All dismantled statues and busts are now stored in warehouses of Tajikistan’s Art Foundation and the Art Foundation proposes to install all dismantled statues in Dushanbe’s Victory Park.
“Statues and bust that have been dismantled in recent years for different reasons are a piece of our history and they must be installed in any park,” Olim Rabiyev, the head of the Art Foundation, told Asia-Plus in an interview.
According to him, Dushanbe’s Victory Park would be an appropriate place for this. “The Ministry of Culture supports our proposal,” Rabiyev noted.
Dozens of statues and busts of Lenin, the leader of the Bolshevik Revolution, and other revolutionaries and Soviet politicians were installed in all cities and district administrative centers of the country in Soviet era.

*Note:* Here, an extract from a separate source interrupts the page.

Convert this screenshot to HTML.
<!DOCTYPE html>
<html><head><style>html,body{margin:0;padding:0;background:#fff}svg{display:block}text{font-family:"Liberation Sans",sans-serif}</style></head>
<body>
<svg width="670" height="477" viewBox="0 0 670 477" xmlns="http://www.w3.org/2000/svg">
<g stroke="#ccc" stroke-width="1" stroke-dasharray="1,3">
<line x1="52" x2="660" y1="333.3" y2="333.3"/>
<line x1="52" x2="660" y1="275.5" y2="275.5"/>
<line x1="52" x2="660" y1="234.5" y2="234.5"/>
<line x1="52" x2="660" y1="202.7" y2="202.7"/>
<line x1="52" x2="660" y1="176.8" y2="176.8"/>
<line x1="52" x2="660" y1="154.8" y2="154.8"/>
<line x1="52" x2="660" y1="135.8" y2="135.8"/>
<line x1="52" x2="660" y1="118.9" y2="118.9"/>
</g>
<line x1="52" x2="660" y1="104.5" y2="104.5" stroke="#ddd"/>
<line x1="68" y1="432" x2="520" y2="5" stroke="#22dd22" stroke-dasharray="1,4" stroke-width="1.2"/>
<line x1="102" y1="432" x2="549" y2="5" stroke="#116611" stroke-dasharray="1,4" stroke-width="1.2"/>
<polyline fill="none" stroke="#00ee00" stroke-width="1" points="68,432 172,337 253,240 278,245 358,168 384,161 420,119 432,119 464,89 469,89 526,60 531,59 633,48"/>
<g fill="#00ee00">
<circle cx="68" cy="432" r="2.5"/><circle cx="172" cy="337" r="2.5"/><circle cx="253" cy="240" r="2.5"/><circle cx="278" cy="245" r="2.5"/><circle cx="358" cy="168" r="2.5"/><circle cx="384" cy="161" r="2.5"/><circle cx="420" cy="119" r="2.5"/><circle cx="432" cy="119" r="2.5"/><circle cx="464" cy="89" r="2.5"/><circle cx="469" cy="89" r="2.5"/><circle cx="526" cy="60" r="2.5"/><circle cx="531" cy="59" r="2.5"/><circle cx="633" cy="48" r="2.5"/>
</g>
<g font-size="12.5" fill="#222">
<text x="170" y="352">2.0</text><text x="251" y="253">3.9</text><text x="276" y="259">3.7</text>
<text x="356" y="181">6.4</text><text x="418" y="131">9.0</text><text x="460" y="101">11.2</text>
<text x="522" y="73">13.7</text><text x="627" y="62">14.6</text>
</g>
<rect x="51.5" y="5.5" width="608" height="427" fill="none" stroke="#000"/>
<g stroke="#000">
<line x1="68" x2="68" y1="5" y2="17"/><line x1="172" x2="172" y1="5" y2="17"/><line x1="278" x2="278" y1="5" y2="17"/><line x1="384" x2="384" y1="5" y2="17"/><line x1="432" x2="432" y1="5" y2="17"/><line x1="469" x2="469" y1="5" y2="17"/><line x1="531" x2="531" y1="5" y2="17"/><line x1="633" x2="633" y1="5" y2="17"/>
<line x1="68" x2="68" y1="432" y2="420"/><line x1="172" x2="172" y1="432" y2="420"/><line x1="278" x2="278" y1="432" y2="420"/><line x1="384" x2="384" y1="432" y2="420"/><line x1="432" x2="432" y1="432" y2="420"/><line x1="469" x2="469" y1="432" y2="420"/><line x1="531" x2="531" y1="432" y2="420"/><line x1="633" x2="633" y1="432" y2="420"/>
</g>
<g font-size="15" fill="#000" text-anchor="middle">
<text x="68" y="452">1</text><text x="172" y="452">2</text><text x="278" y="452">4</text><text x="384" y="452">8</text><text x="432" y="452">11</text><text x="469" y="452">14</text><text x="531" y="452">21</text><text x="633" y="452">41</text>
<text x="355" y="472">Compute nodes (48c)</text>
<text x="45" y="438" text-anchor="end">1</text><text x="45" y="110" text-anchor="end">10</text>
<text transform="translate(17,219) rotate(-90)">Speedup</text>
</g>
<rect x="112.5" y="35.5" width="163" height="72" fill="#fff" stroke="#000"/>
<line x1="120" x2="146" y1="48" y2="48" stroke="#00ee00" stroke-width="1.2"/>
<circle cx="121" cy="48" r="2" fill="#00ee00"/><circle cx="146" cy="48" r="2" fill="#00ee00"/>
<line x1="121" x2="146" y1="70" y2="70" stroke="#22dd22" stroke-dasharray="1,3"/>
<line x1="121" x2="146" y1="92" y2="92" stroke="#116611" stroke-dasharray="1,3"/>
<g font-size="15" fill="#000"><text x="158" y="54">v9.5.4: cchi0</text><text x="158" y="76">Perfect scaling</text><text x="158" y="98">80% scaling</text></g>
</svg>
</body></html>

After independence the country saw most major statues to the founder of the Soviet Union pulled down. Meanwhile, a group of Muslim clerics in the Shahritous district (Khatlon province) have reportedly spent their congregations' weekly donations on fixing a statue of Lenin.
Radio Liberty’s Tajik Service, locally known as Radio Ozodi, reported on September 4, 2018 that the imam-khatib prayer leaders of the mosques in Shahritous spent the collection money on putting the statue of Lenin back on the plinth in the town center, from which he was toppled in 2016. The statue was reportedly also repainted gold, and a missing hand was replaced.
Citing Mehriniso Rajabova of Shahritous Council, Radio Ozodi reported that the imams had come up with the idea themselves. “They repaired the statue, and had the park around the monument cleaned up, as well as having the fountains fixed,” she told Ozodi.
One imam who spoke to Radio Ozodi was coy about the total amount of money spent, but did say each mosque took about US$100 a week in donations.